The teacher was an earnest man. I can still see his flattop – ex-Marine. His skinny tie stops midway down his stomach. He has reddish hair and an orange complexion, a soft voice, and a kind smile. Though he is hopelessly out of touch with 1970’s teens, he doesn’t know it. His notes are stacked on a little table underneath a heavy black Bible. He speaks with genuine passion. He’s not a dramatic man, or even a big man. But that night he was a fervent man. His text was Romans chapter six. The blackboard was littered with long words and diagrams. But somewhere in the process of describing how Jesus went into the tomb and came back out, it happened. I didn’t see a moral code. I didn’t see a church. I didn’t see the Ten Commandments, or hellish demons. I saw my Father enter my teenage night, awaken me from my stupor, and gently guide me — no, carry me — to freedom.

I said nothing to my teacher. I said nothing to my friends. I’m not even sure if I said anything to God. I didn’t know what to say. I didn’t know what to do. But for all I didn’t know there was one fact of which I was absolutely sure: I wanted to be with him. I told my parents that I was ready to give my life to God. Not completely convinced, my parents asked me what I knew. I told them Jesus was in heaven and that I wanted to be with him. And for my folks, that was enough.

To this day I wonder if my love has ever been as pure as it was that first hour. I long for the certainty of my newborn faith. Had you told me that Jesus was in hell, I would have agreed to go. Public confession and baptism came naturally for me. You see, when your Father comes to deliver you from bondage, you don’t ask questions; you obey instructions. You take his hand. You walk the path. You leave bondage behind. And you never forget.

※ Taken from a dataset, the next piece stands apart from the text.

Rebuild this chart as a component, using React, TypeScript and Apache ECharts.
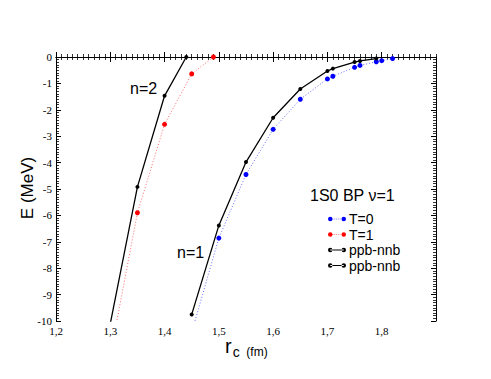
import React, { useEffect, useRef } from "react";
import * as echarts from "echarts";

const xT1n2 = [1.30, 1.35, 1.40, 1.45, 1.49];
const yT1n2 = [-11.3, -5.9, -2.55, -0.64, 0.0];

const xPPn2 = [1.30, 1.35, 1.40, 1.44];
const yPPn2 = [-10.1, -4.92, -1.47, 0.0];

const xT0n1 = [1.45, 1.50, 1.55, 1.60, 1.65, 1.70, 1.71, 1.75, 1.76, 1.79, 1.80, 1.82];
const yT0n1 = [-10.43, -6.86, -4.45, -2.74, -1.60, -0.83, -0.73, -0.39, -0.32, -0.18, -0.14, -0.06];

const xPPn1 = [1.45, 1.50, 1.55, 1.60, 1.65, 1.70, 1.71, 1.75, 1.76, 1.79];
const yPPn1 = [-9.75, -6.38, -3.98, -2.30, -1.21, -0.53, -0.44, -0.19, -0.15, -0.06];

const legendNames = ["T=0", "T=1", "ppb-nnb", "ppb-nnb "];

const zip = (xs: number[], ys: number[]) => xs.map((x, i) => [x, ys[i]]);

const solidIcon =
  "path://M0,3a2.5,2.5 0 1,0 5,0a2.5,2.5 0 1,0 -5,0ZM15,3a2.5,2.5 0 1,0 5,0a2.5,2.5 0 1,0 -5,0ZM2.5,2.4L17.5,2.4L17.5,3.6L2.5,3.6Z";
const dotIcon =
  "path://M0,3a2.5,2.5 0 1,0 5,0a2.5,2.5 0 1,0 -5,0ZM15,3a2.5,2.5 0 1,0 5,0a2.5,2.5 0 1,0 -5,0ZM5,2.6h1v0.8h-1ZM7,2.6h1v0.8h-1ZM9,2.6h1v0.8h-1ZM11,2.6h1v0.8h-1ZM13,2.6h1v0.8h-1Z";

const SERIF = "'Liberation Serif', 'Times New Roman', serif";

export default function App() {
  const ref = useRef<HTMLDivElement>(null);
  useEffect(() => {
    if (!ref.current) return;
    const chart = echarts.init(ref.current, undefined, { renderer: "svg" });
    const major = {
      axisLine: { show: true, lineStyle: { color: "#000", width: 1 } },
      axisTick: { show: true, inside: true, length: 5, lineStyle: { color: "#000" } },
      splitLine: { show: false },
    };
    const minor = {
      axisLine: { show: false },
      axisTick: { show: true, inside: true, length: 3, lineStyle: { color: "#000", width: 0.8 } },
      axisLabel: { show: false },
      splitLine: { show: false },
    };
    const fmtX = (v: number) => v.toFixed(1).replace(".", ",");
    const xBase = { type: "value", min: 1.2, max: 1.9 };
    const yBase = { type: "value", min: -10, max: 0 };
    chart.setOption({
      animation: false,
      backgroundColor: "#fff",
      grid: { left: 56, top: 57, right: 55, bottom: 58 },
      xAxis: [
        {
          ...xBase,
          interval: 0.1,
          position: "bottom",
          ...major,
          axisLabel: {
            formatter: fmtX,
            showMaxLabel: false,
            color: "#000",
            fontFamily: SERIF,
            fontSize: 11,
            margin: 4,
          },
        },
        { ...xBase, interval: 0.1, position: "top", ...major, axisLabel: { show: false } },
        { ...xBase, interval: 0.01, position: "bottom", ...minor },
        { ...xBase, interval: 0.01, position: "top", ...minor },
      ],
      yAxis: [
        {
          ...yBase,
          interval: 1,
          position: "left",
          ...major,
          axisLabel: {
            color: "#000",
            fontFamily: SERIF,
            fontSize: 11,
            margin: 4,
          },
        },
        { ...yBase, interval: 1, position: "right", ...major, axisLabel: { show: false } },
        { ...yBase, interval: 0.1, position: "left", ...minor },
        { ...yBase, interval: 0.1, position: "right", ...minor },
      ],
      legend: {
        orient: "vertical",
        left: 323,
        top: 207,
        itemWidth: 18,
        itemHeight: 6,
        itemGap: 1.5,
        data: [
          { name: legendNames[0], icon: dotIcon },
          { name: legendNames[1], icon: dotIcon },
          { name: legendNames[2], icon: solidIcon },
          { name: legendNames[3], icon: solidIcon },
        ],
        textStyle: {
          fontFamily: "Liberation Sans",
          fontSize: 14,
          lineHeight: 14,
          color: "#000",
          padding: [0, 0, 0, -2],
        },
      },
      graphic: [
        {
          type: "text",
          left: 310,
          top: 187,
          style: { text: "1S0 BP ν=1", font: "16px 'Liberation Sans'", fill: "#000" },
        },
        {
          type: "text",
          left: 130,
          top: 80,
          style: { text: "n=2", font: "16px 'Liberation Sans'", fill: "#000" },
        },
        {
          type: "text",
          left: 177,
          top: 244,
          style: { text: "n=1", font: "16px 'Liberation Sans'", fill: "#000" },
        },
        {
          type: "text",
          x: 27,
          y: 188,
          rotation: Math.PI / 2,
          style: {
            text: "E (MeV)",
            font: "17px 'Liberation Sans'",
            fill: "#000",
            align: "center",
            verticalAlign: "middle",
          },
        },
        {
          type: "text",
          left: 225,
          top: 336,
          style: {
            text: "{r|r}{c|c}{u|  (fm)}",
            rich: {
              r: { font: "20px 'Liberation Sans'", fill: "#000", verticalAlign: "top" },
              c: { font: "14px 'Liberation Sans'", fill: "#000", padding: [9, 0, 0, 1] },
              u: { font: "12px 'Liberation Sans'", fill: "#000", padding: [8, 0, 0, 0] },
            },
          },
        },
      ],
      series: [
        {
          name: legendNames[0],
          type: "line",
          data: zip(xT0n1, yT0n1),
          symbol: "circle",
          symbolSize: 5,
          itemStyle: { color: "#0000ff" },
          lineStyle: { color: "#6a6aff", width: 1, type: [1, 2] },
          clip: true,
          z: 2,
        },
        {
          name: legendNames[1],
          type: "line",
          data: zip(xT1n2, yT1n2),
          symbol: "circle",
          symbolSize: 5,
          itemStyle: { color: "#ff0000" },
          lineStyle: { color: "#ff6a6a", width: 1, type: [1, 2] },
          clip: true,
          z: 2,
        },
        {
          name: legendNames[2],
          type: "line",
          data: zip(xPPn1, yPPn1),
          symbol: "circle",
          symbolSize: 4,
          itemStyle: { color: "#000" },
          lineStyle: { color: "#000", width: 1.3 },
          clip: true,
          z: 3,
        },
        {
          name: legendNames[3],
          type: "line",
          data: zip(xPPn2, yPPn2),
          symbol: "circle",
          symbolSize: 4,
          itemStyle: { color: "#000" },
          lineStyle: { color: "#000", width: 1.3 },
          clip: true,
          z: 3,
        },
      ],
    });
    return () => chart.dispose();
  }, []);
  return (
    <div
      ref={ref}
      style={{ position: "fixed", left: 0, top: 0, width: 491, height: 379, background: "#fff" }}
    />
  );
}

I hope you’ll never forget those first steps of your walk, or Jesus’ final steps from Jericho to Jerusalem – it was that walk that promised you freedom. Or, his final walk through the temple of Jerusalem – it was on that walk that he denounced hollow religion. Or, his final walk to the Mount of Olives – it was there that he promised to return and take you home. Or, his final walk from Pilate’s palace to Golgotha’s cross. Bare, bloody feet struggling up a stony narrow path. But just as vivid as the pain of the beam across his raw back was his vision of you and him walking together. He could see the hour he would come into your life, into your dark place to stir you out of your sleep and guide you to freedom.

So, what will you do with Jesus? C.S. Lewis, in his book, Mere Christianity, had this to say about that very question: “I am trying here to prevent anyone saying the really foolish thing that people often say about Him: I’m ready to accept Jesus as a great moral teacher, but I don’t accept his claim to be God. That is the one thing we must not say. A man who was merely a man and said the sort of things Jesus said would not be a great moral teacher. He would either be a lunatic — on the level with the man who says he is a poached egg — or else he would be the Devil of Hell. You must make your choice. Either this man was, and is, the Son of God, or else a madman or something worse. You can shut him up for a fool, you can spit at him and kill him as a demon or you can fall at his feet and call him Lord and God, but let us not come with any patronizing nonsense about his being a great human teacher. He has not left that open to us. He did not intend to.”

Although the question still remains, the walk isn’t over. The journey’s not complete. There’s one more walk that must be made. “I will come back,” he promised. And to prove it he ripped in two the temple curtain and split open the doors of death so that he could. Jesus is coming back to claim his own.

Will he be coming back for you? I guess that depends on what you will do with Jesus.

Grace,
Randy


[1] Some ancient manuscripts of Matthew 27:16–17 have the full name of Barabbas as "Jesus bar-Abbas" which, when translated, would read: “Jesus, son of the father.”